RED TAPE WRESTLING TIPS
• Consumers facing foreclosure can get help, but they should be very careful where they look. Experts recommend ignoring unexpected solicitations, whether through the mail, by phone or in person. Instead, enlist the help of a HUD-certified counselor. A state-by-state list is available at HUD’s Web site.
• Attorney Dan Lindsey said there’s a reason rescue scam firms have “generic-sounding” names like Equity Preservation Incorporation. “They are hard to Google .. hard to do background checks on,” he said. Any rescue firm or individual seeking an up-front fee is likely running a scam, he said. But many scammers make their money later, at closing, so be wary of any for-profit firm that approaches immediately after foreclosure proceedings begin, he said.

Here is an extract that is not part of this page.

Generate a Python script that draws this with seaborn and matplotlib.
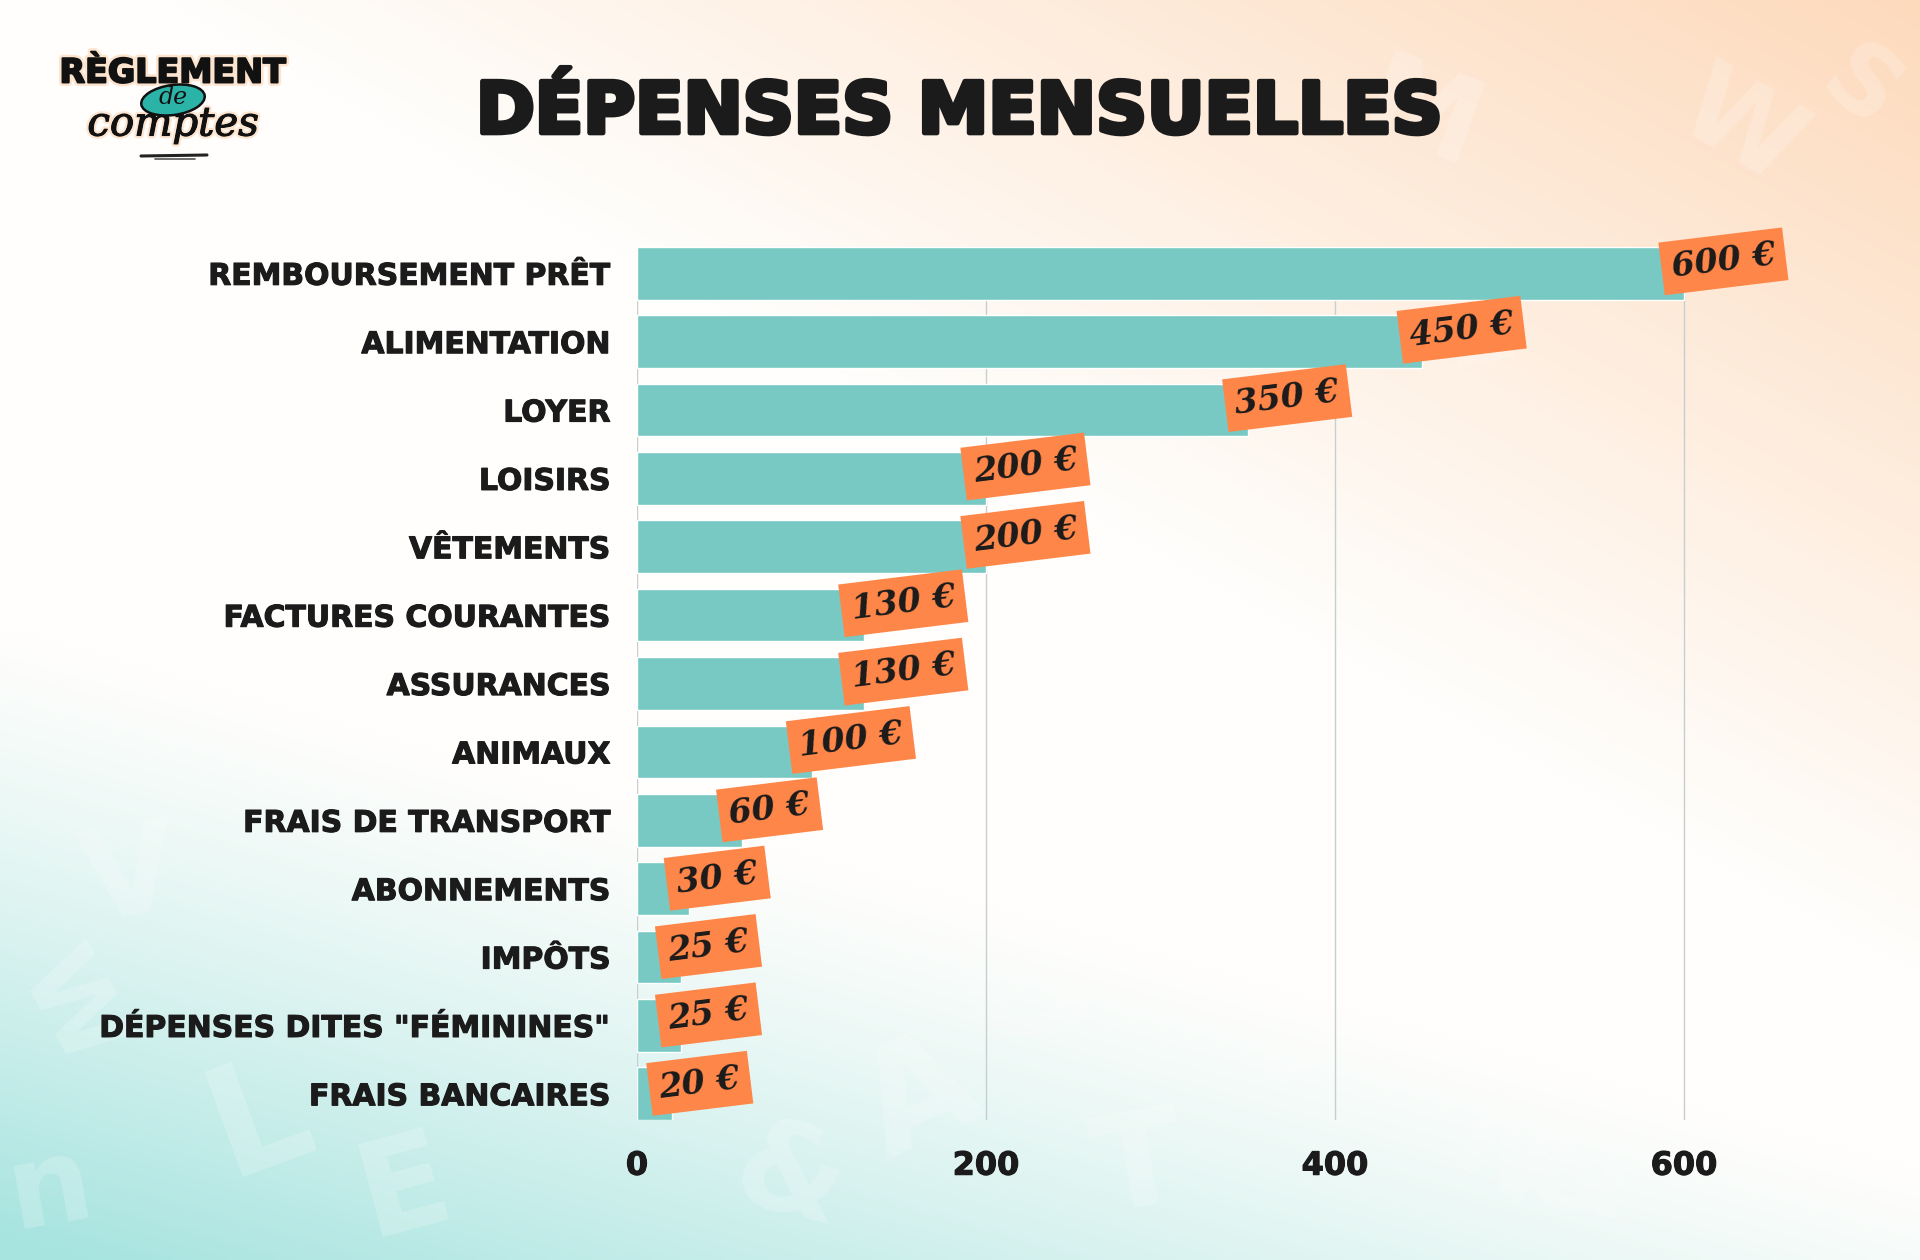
import numpy as np
import pandas as pd
import matplotlib
matplotlib.use("Agg")
import matplotlib.pyplot as plt
import seaborn as sns
from matplotlib.patches import Ellipse
from matplotlib import patheffects as pe

categories = ["REMBOURSEMENT PRÊT", "ALIMENTATION", "LOYER", "LOISIRS", "VÊTEMENTS",
              "FACTURES COURANTES", "ASSURANCES", "ANIMAUX", "FRAIS DE TRANSPORT",
              "ABONNEMENTS", "IMPÔTS", 'DÉPENSES DITES "FÉMININES"', "FRAIS BANCAIRES"]
amounts = [600, 450, 350, 200, 200, 130, 130, 100, 60, 30, 25, 25, 20]
x_ticks = [0, 200, 400, 600]
title = "DÉPENSES MENSUELLES"

df = pd.DataFrame({"poste": categories, "montant": amounts})

sns.set_style("white")
plt.rcParams["font.family"] = ["DejaVu Sans"]

W, H = 1920, 1260
INK = "#1b1b1b"
fig = plt.figure(figsize=(19.2, 12.6), dpi=100)

# background gradient: peach top right, teal bottom left
bg = fig.add_axes([0, 0, 1, 1], zorder=0)
xx, yy = np.meshgrid(np.linspace(0, 1, 480), np.linspace(0, 1, 315))
white = np.array([255, 254, 252]) / 255
peach = np.array([253, 218, 188]) / 255
teal = np.array([168, 228, 224]) / 255
p = np.clip(1.1 * xx - 1.3 * yy - 0.1, 0, 1)
t = np.clip((yy - 0.5) / 0.48 - 0.9 * xx, 0, 1) ** 1.2
img = white[None, None, :] * (1 - p - t)[..., None] + peach * p[..., None] + teal * t[..., None]
bg.imshow(img, extent=(0, W, H, 0), aspect="auto", interpolation="bilinear")
bg.set_xlim(0, W)
bg.set_ylim(H, 0)
bg.axis("off")

# faint background letters
deco = [("M", 1420, 120, -20, 85), ("W", 1740, 130, -30, 80), ("S", 1860, 90, -40, 70),
        ("O", 1030, 990, 0, 120), ("&", 790, 1180, -15, 90),
        ("A", 920, 1100, 25, 105), ("L", 260, 1120, 20, 110), ("E", 405, 1190, 15, 95),
        ("V", 130, 880, 10, 90), ("T", 1140, 1170, 10, 95), ("a", 1290, 1040, 30, 85),
        ("&", 1580, 1180, -10, 85), ("W", 70, 1010, -60, 75), ("E", 1480, 330, 10, 80),
        ("M", 1260, 900, 30, 80), ("N", 1500, 1160, -30, 85), ("n", 50, 1190, 10, 85)]
for ch, dx, dy, rot, fs in deco:
    bg.text(dx, dy, ch, fontsize=fs, fontweight="bold", color="white", alpha=0.2,
            rotation=rot, ha="center", va="center", zorder=1)

# logo
logo_fx = [pe.withStroke(linewidth=4, foreground="#fde4cf")]
bg.text(173, 73, "RÈGLEMENT", fontsize=24, fontweight="bold", color="#111111",
        ha="center", va="center", zorder=3,
        path_effects=[pe.withStroke(linewidth=5, foreground="#fde4cf"),
                      pe.withStroke(linewidth=1.4, foreground="#111111")])
bg.add_patch(Ellipse((173, 100), 64, 30, angle=-8, facecolor="#2bb3a8",
                     edgecolor="#111111", lw=1.8, zorder=4))
bg.text(173, 98, "de", fontsize=17, family="DejaVu Serif", style="italic",
        color="#111111", ha="center", va="center", zorder=5)
bg.text(173, 125, "comptes", fontsize=29, family="DejaVu Serif", style="italic",
        color="#111111", ha="center", va="center", zorder=3,
        path_effects=[pe.withStroke(linewidth=4, foreground="#fde4cf"),
                      pe.withStroke(linewidth=0.8, foreground="#111111")])
bg.plot([141, 207], [156, 155], color="#222222", lw=2.2, solid_capstyle="round", zorder=3)
bg.plot([155, 195], [159, 159], color="#555555", lw=1.2, solid_capstyle="round", zorder=3)

# title
fig.text(0.5, 0.91, title, fontsize=51, fontweight="bold", color=INK,
         ha="center", va="center",
         path_effects=[pe.withStroke(linewidth=3.5, foreground=INK)])

# bar chart
ax = fig.add_axes([637 / W, 0.111, 700 * (1047 / 600) / W, 0.693], zorder=2)
ax.patch.set_alpha(0)
sns.barplot(data=df, x="montant", y="poste", orient="h", color="#78c9c3",
            saturation=1, width=0.77, ax=ax, zorder=2)
ax.set_xlim(0, 700)
ax.set_ylim(len(categories) - 1 + 0.385, -0.385)
ax.set_xticks(x_ticks)
ax.set_xticklabels([str(v) for v in x_ticks])
for v in x_ticks:
    ax.axvline(v, color="#c6cfcf", lw=1, zorder=1)
sns.despine(ax=ax, left=True, bottom=True)
ax.set_xlabel("")
ax.set_ylabel("")
ax.tick_params(axis="y", length=0, pad=19, labelsize=21.5)
ax.tick_params(axis="x", length=0, pad=22, labelsize=23)
for lab in ax.get_yticklabels() + ax.get_xticklabels():
    lab.set_fontweight("bold")
    lab.set_color(INK)
    lab.set_path_effects([pe.withStroke(linewidth=0.8, foreground=INK)])

# value tags
for i, v in enumerate(amounts):
    ax.annotate(f"{v} €", xy=(v, i), xytext=(-9, 4), textcoords="offset points",
                rotation=7, rotation_mode="anchor", ha="left", va="center",
                fontsize=24, family="DejaVu Serif", fontweight="bold", style="italic",
                color=INK, zorder=5,
                bbox=dict(boxstyle="square,pad=0.3", facecolor="#ff8649", edgecolor="none"))

fig.savefig("out.png", dpi=100)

• Consumers who engage in a short sale and benefit from debt forgiveness might get some bad news at the end of the year. In some cases, banks are sending 1099 tax forms to former homeowners, meaning the IRS will treat the forgiven debt as income, which could result in a hefty tax bill.

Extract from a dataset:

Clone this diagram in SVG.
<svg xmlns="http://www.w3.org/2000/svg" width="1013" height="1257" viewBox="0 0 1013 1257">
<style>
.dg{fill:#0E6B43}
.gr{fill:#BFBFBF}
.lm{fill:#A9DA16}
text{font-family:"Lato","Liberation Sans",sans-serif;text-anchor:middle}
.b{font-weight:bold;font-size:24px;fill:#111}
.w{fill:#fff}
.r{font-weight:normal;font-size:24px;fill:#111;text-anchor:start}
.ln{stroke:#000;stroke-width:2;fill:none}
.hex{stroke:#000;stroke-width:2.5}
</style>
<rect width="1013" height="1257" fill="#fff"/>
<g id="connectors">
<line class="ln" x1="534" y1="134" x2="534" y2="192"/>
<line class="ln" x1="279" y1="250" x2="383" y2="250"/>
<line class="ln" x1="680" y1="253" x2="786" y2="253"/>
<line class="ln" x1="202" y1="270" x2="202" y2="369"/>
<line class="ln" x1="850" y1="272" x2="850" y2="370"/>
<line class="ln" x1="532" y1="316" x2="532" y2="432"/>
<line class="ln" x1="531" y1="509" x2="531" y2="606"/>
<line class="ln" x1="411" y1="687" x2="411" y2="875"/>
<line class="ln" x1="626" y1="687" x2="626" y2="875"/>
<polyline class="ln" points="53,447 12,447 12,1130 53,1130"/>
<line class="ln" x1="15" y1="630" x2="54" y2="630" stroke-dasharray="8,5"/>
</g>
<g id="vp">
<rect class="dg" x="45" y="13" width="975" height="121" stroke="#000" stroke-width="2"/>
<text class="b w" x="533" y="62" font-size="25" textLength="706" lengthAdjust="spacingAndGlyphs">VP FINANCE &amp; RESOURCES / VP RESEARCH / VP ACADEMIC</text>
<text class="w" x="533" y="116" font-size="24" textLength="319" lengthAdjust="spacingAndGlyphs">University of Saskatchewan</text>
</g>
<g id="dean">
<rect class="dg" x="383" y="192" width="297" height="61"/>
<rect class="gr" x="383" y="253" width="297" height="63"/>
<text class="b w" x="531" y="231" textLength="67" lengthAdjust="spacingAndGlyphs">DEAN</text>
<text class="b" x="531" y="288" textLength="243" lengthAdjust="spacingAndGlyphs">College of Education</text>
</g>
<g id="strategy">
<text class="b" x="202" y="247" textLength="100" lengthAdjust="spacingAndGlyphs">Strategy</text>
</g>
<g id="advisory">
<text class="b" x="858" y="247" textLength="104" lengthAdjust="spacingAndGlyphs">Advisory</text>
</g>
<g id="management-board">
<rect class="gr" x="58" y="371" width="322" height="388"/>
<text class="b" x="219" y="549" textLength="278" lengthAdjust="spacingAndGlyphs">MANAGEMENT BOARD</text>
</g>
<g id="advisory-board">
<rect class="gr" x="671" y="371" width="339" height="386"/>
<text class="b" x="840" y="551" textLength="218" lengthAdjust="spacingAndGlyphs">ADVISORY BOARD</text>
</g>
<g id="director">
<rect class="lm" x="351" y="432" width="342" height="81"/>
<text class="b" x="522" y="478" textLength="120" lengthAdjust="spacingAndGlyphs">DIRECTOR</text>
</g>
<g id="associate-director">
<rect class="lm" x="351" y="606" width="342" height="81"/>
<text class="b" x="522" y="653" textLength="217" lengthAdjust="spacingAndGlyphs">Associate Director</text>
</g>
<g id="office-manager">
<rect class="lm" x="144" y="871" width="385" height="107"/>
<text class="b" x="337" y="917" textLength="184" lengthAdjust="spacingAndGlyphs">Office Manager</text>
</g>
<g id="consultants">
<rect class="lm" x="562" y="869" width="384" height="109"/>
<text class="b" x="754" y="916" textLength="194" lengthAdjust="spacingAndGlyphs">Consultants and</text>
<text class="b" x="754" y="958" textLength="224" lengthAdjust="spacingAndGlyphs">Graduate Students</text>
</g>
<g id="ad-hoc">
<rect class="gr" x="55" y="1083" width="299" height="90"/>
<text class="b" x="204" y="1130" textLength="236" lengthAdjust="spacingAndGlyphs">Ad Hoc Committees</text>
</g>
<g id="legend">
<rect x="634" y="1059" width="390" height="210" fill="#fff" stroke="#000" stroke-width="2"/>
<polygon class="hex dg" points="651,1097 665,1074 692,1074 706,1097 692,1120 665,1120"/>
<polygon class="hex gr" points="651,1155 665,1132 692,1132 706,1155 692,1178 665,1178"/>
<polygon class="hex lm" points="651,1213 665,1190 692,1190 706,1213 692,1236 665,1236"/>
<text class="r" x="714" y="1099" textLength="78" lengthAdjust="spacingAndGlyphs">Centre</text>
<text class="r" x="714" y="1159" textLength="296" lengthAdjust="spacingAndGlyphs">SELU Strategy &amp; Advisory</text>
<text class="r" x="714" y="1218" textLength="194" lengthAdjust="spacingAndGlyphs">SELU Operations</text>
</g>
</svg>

• Foreclosure can be better than a bad short sale or a bad rescue, despite the stigma attached to it.
• The Illinois law requiring that homeowners in a rescue transaction be paid at least 82 percent of the value of their home may sound like price fixing, but it’s an excellent and necessary guideline in an environment where struggling homeowners are not on equal footing with the parties they are negotiating with. Other states should follow suit. In the meantime, consumers can use Web sites like Zillow.com to get a general idea of the market value of their home, and should never engage in a deal that severely undervalues their equity.
• The worst thing a homeowner in trouble can do is avoid talking to the bank. Many scam artists will insist on that, telling homeowners not to talk to their lenders to facilitate negotiations. The moment an aid company insists on secrecy, run the other direction.